In the past, speaker Megan Reitz worked at Deloitte and The Kalchas Group. Furthermore, she worked for Computer Science Corporation, NTL, and boo.com.
She studied at Cambridge University and Cranfield School of Management. Her doctoral research focused on how organizations develop their leadership and dialogue. Furthermore, she believes it is crucial to evaluate and enquire about the quality of our personal and professional connections in organizational contexts.
Megan’s research reaches businesses around the world through cooperation, teaching, and speaking via Reitz Consulting. She also conducted research in dialogue and relational leadership, with a focus on implementing Martin Buber’s work on I-Thou dialogue.
Megan Reitz’s specialty includes speaking truth to power and mindfulness.
Increasingly, employees are starting challenging conversations with management: “So, what’s our policy on Black Lives Matter, gender equity, climate change, human rights in our supply chain?” Some leaders respond by saying their organization is apolitical, or they hand off hard-to-avoid issues to diversity, equity, and inclusion (DEI) managers. Worse, they don’t respond at all. Silencing employees works against organizations in a number of ways. Two big drawbacks: employees may not reveal hidden problems which can grow, or they may end up leaving if the values of the organization do not align with their own, explains Megan Reitz, professor of leadership and dialogue at Hult International Business School, and co-author of the acclaimed book “Speak Up: Say What Needs to be Said and Hear What Needs to be Heard.” In this talk, she shares her research-backed framework which helps leaders become aware of their responses to employee activism and serves as a playbook for proactively and thoughtfully engaging with employees. Leaders come away with a stronger ability to navigate power differences and transform their workplace cultures. As a result, employees are more likely to openly communicate, and leaders are able to find out what’s really going on in their organization and harness much-needed ideas for tackling the ‘wicked’ business, social and environmental challenges that now face us.

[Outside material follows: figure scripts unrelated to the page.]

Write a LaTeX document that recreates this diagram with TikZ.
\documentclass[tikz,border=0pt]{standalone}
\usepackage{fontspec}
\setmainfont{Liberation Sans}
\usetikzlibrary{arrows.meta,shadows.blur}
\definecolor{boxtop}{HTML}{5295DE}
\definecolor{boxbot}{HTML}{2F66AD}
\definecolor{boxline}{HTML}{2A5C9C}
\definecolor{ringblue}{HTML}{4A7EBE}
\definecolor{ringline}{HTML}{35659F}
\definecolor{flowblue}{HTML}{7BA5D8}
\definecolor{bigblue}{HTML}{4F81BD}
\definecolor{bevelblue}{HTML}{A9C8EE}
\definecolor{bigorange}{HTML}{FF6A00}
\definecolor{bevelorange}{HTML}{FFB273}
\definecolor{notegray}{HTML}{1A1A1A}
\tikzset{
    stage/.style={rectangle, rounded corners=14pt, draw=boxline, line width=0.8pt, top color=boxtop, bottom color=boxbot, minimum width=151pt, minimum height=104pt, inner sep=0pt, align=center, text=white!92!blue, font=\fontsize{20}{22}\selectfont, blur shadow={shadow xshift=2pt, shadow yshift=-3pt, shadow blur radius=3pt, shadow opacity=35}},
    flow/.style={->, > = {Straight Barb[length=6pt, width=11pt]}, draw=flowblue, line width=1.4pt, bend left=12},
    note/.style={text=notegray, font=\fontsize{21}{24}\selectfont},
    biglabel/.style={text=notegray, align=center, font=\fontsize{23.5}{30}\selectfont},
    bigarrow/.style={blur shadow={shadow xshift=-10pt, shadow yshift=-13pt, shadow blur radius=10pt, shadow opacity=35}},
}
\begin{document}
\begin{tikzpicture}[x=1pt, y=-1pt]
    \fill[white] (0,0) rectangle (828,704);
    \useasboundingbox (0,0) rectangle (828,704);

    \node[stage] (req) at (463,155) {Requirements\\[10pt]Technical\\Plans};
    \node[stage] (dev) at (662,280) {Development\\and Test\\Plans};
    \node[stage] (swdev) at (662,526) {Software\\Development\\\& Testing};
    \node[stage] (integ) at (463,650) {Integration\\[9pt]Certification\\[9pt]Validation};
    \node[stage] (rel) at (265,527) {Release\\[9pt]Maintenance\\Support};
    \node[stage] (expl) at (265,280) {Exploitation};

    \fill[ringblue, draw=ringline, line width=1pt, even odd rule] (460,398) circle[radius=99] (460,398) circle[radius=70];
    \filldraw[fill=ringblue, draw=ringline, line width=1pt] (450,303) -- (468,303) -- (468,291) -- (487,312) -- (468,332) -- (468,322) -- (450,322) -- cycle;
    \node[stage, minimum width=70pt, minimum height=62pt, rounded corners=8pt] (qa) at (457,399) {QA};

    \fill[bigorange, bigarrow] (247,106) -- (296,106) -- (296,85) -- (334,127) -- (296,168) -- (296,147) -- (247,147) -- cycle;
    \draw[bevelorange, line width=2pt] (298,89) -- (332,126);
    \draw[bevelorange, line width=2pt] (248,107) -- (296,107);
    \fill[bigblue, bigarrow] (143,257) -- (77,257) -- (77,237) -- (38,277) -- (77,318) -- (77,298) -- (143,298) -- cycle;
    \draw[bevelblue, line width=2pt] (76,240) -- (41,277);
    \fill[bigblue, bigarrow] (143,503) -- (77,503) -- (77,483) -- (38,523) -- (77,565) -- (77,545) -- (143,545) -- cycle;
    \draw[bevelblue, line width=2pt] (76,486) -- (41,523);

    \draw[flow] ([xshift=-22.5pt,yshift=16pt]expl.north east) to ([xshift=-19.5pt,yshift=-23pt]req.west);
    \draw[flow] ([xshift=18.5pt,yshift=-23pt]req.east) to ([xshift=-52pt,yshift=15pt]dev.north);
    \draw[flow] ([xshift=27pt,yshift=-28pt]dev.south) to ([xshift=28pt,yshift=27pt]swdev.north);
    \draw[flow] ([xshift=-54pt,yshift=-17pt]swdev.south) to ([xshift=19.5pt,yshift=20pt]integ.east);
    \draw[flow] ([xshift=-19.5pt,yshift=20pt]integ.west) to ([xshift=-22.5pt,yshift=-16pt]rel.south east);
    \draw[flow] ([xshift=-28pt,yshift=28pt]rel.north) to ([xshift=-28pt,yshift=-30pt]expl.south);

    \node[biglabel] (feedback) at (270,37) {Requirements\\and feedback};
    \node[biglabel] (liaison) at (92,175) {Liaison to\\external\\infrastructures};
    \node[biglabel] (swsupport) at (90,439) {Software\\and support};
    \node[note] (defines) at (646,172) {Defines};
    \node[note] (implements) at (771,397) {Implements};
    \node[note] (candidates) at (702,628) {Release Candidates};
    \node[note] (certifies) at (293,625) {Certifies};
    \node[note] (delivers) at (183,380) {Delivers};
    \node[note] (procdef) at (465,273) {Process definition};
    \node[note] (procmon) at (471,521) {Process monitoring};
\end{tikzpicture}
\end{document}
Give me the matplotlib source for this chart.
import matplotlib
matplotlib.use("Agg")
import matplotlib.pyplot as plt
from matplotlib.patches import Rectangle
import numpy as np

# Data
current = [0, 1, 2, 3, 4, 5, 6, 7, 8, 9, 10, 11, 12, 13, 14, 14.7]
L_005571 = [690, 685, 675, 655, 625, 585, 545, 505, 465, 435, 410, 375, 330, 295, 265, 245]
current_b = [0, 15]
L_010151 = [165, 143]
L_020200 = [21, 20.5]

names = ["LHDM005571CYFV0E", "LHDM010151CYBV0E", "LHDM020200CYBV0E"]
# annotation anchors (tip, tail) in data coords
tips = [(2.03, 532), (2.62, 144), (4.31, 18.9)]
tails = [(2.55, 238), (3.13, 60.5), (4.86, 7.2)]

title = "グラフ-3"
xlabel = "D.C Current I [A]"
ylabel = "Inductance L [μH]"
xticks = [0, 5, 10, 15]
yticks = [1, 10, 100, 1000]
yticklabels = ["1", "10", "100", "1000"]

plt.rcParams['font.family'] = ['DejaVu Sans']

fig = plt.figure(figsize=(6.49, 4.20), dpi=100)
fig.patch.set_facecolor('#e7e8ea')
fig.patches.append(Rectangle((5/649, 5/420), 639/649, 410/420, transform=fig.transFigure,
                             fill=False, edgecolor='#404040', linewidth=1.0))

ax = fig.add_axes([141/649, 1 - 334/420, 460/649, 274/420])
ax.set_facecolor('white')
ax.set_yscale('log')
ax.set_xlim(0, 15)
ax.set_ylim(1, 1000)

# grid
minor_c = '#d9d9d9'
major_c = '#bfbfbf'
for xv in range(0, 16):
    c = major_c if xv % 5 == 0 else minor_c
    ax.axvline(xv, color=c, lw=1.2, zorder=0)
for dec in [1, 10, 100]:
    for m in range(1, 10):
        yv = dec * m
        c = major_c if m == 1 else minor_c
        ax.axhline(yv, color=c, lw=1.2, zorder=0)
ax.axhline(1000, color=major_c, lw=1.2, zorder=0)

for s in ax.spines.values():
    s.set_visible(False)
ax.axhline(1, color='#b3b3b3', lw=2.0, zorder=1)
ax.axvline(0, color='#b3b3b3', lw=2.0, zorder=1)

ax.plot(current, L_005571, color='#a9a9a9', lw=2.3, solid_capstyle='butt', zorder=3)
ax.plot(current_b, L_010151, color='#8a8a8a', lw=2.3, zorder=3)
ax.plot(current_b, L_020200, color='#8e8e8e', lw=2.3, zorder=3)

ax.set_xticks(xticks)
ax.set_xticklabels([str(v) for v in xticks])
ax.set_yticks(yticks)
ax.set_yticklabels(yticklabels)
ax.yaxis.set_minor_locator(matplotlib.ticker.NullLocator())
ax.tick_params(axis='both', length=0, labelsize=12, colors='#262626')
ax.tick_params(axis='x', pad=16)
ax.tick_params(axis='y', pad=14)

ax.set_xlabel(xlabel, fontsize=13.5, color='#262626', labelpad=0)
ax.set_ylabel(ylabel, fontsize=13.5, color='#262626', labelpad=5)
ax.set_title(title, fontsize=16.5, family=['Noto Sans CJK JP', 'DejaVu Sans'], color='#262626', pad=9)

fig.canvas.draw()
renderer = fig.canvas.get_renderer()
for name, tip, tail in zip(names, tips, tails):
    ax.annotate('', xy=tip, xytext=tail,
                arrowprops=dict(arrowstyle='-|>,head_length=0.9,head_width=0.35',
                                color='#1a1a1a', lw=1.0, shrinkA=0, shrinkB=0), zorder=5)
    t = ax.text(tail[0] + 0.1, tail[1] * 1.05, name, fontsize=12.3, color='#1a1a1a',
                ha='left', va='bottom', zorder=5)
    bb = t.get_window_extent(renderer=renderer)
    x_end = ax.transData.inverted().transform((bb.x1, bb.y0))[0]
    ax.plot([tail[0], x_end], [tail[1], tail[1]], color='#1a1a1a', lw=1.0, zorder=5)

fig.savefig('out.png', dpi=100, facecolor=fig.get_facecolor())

How can leaders foster a culture where employees feel free to speak up about workplace concerns without fear of retribution? How can employees be encouraged to challenge conventional thinking and offer new ideas so teams can remain agile and innovative? And how can organizations both avoid scandal and facilitate overall healthy corporate cultures? A renowned expert on leadership and dialogue, Hult International Business School professor Megan Reitz teaches leaders that having a psychologically safe culture requires them to notice their own habits and be mindful of the signals they’re sending which may be deliberately or inadvertently silencing others. In this presentation, Reitz shares evidence-based communication tools leaders can use to encourage employees to speak up and ensure all voices are heard so vital knowledge and innovative ideas can be regularly exchanged.
Many employees have a burning desire to voice their opinions regarding important organizational changes, yet companies may not have a culture that encourages them to do so. When leaders become aware of the link between leadership and mindfulness, says Hult International Business School professor Megan Reitz, space for speaking truth to power is born. In this presentation based on her engaging TEDxHultAshridge talk, Reitz teaches leaders how to navigate power differences and transform their workplace cultures so employees feel free to openly communicate.
What role does mindfulness play in leadership? Hult International Business School Professor Megan Reitz’s research shows that mindfulness opens doors for leaders to become more “present,” enabling them to respond rather than react to circumstances, which in turn builds resilience, improves focus, and allows them to become better listeners and decision makers. Based on her book “Mind Time,” Reitz teaches participants tools for becoming more present, mindful, less stressed, and more effective leaders who are viewed as more approachable and relatable.
How can leaders do their part to mitigate biases among their employees and also become aware of their own unconscious biases? Hult International Business School Professor Megan Reitz helps leaders and employees understand how they unconsciously “label” both themselves and others, and how those labels convey different levels of status and authority depending on context. In this talk, she explains how such a dynamic affects the broader conversation around voice and inclusion. She then shares tools for building sensitivity and awareness so everyone in an organization feels seen, heard and included – and, as a result, more satisfied, engaged and productive.